Pub/Sub Seek lets users replay and reprocess previously acknowledged messages or to acknowledge messages in bulk. However, we do not recommend direct access to Pub/Sub Seek from within a running Dataflow pipeline. Direct access invalidates Dataflow's watermark logic and does not work well with exactly-once processing. In addition, direct access conflicts with the state of a pipeline that incorporates processed data.

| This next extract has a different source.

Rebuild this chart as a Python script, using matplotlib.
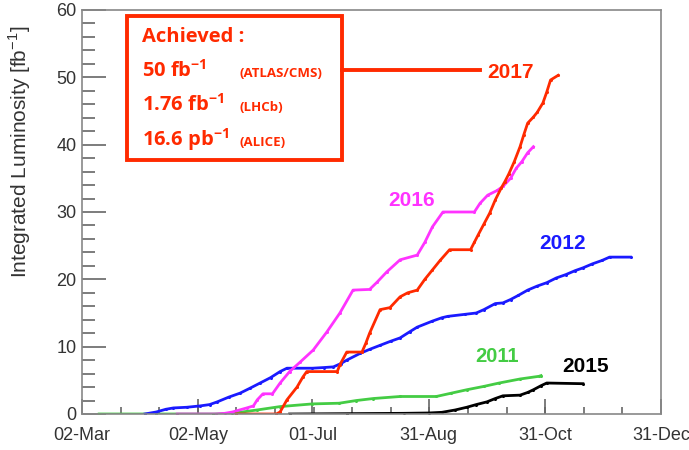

We recommend using Pub/Sub Seek with the following workflow:
- Make a snapshot of the subscription.
- Drain the subscription messages in Dataflow.
- Resubmit the pipeline.
Creating a snapshot
You seek to and redo processing from a subscription snapshot. To create this
snapshot using the gcloud
command-line tool, run the following
commands:
alias pubsub='gcloud pubsub' pubsub snapshots create my-snapshot --subscription=seek-demo-sub
To verify that you have created the snapshot, run the command:
pubsub snapshots list
Draining the subscription
To drain the subscription and resubmit the pipeline, follow these steps:
- Navigate to the Dataflow console and click your streaming pipeline.
- In the Summary pane, click Stop Job.
- Select Drain to allow for processing of the in-flight messages and wait until the job is terminated.
- Seek your subscription to the snapshot with the
gcloud
command-line tool:pubsub subscriptions seek seek-demo-sub --snapshot=my-snapshot
- Resubmit your Dataflow pipeline.